Being savvy types and recognizing that there are multiple stakeholders involved, they promptly apply for a government grant and ask their backers for funding to study the egg laying patterns of their chickens. As all parties value expertise, management seeks out individuals with impressive chicken-related credentials and sets them loose on the farm to investigate. In parallel, the farm’s marketing team loudly and proudly explains to everyone who will listen, how they have retained the foremost authority who is conducting an exhaustive study to determine what to do.
Several weeks pass and the expert completes their study. A slide deck, whitepaper, archives of notes, graphs and photographs are delivered. All point to the same conclusion, the quantity of eggs produced daily can be improved if the chickens are “massaged” beak-to-tail with both hands at regular intervals several times a day. This will encourage the eggs to move through and ultimately out of the chicken’s system. The team concludes, that not only will they produce more eggs, but the chickens will also become happier, friendlier and more attractive.
Management rejoices! Marketing trumpets! Several skilled masseuses are hired to service the chickens daily. The problem is solved and everyone pats themselves on the back.
But no one had actually been measuring egg output before the study and no one was tasked with measuring it after. So no one actually knows if egg output has been improved let alone if the chicken’s happiness index has actually increased. It’s quite likely in fact that they just committed a large amount of time and money harassing chickens.
No one cares about the chickens or they’re egg output anymore. The people are focused on the fact they can unequivocally state that they HAVE DONE SOMETHING about the problem.
It ends there. Engineers and the statisticians weep. It’s quite likely that the poultry farm just committed a large amount of time and money to ritualistically harassing their chickens.
Without a well-designed, instrumented and executed plan for measuring results, no one will really ever know. And this is a pattern seen across all fields — progress for the sake of signalling progress without any measurable goals or definitions of success. Engineers and the statisticians weep. Meanwhile, behavioral psychologists ponder if the goal was actually to bring the community together and re-energize the conversation, in which case they chicken squeezers may actually have succeeded?

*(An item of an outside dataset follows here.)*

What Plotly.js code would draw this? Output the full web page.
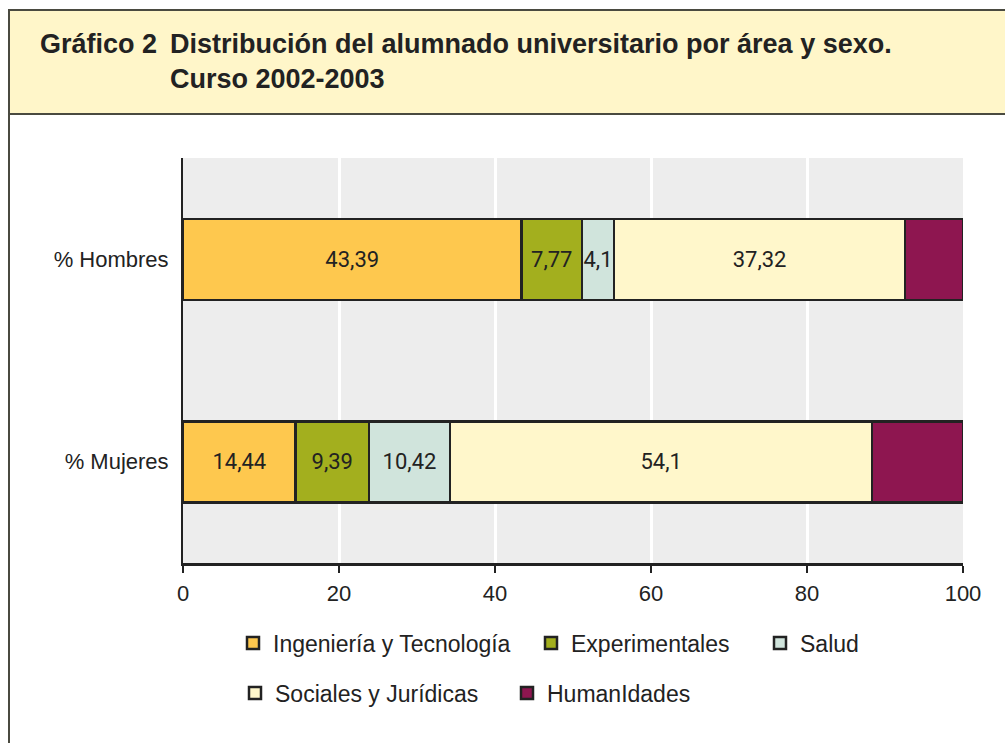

Success or failure is about how you measure it. The parable of squeezing the chickens reminds us to hold ourselves and our teams accountable — make sure we can measure what we are trying to improve and set real metrics for measuring improvement before making changes. Then be self-critical about if you can prove a causal link between the action and metrics movement. Lastly, look for unintended consequences. Make sure you didn’t just create a farm full of harassed and haggard chickens.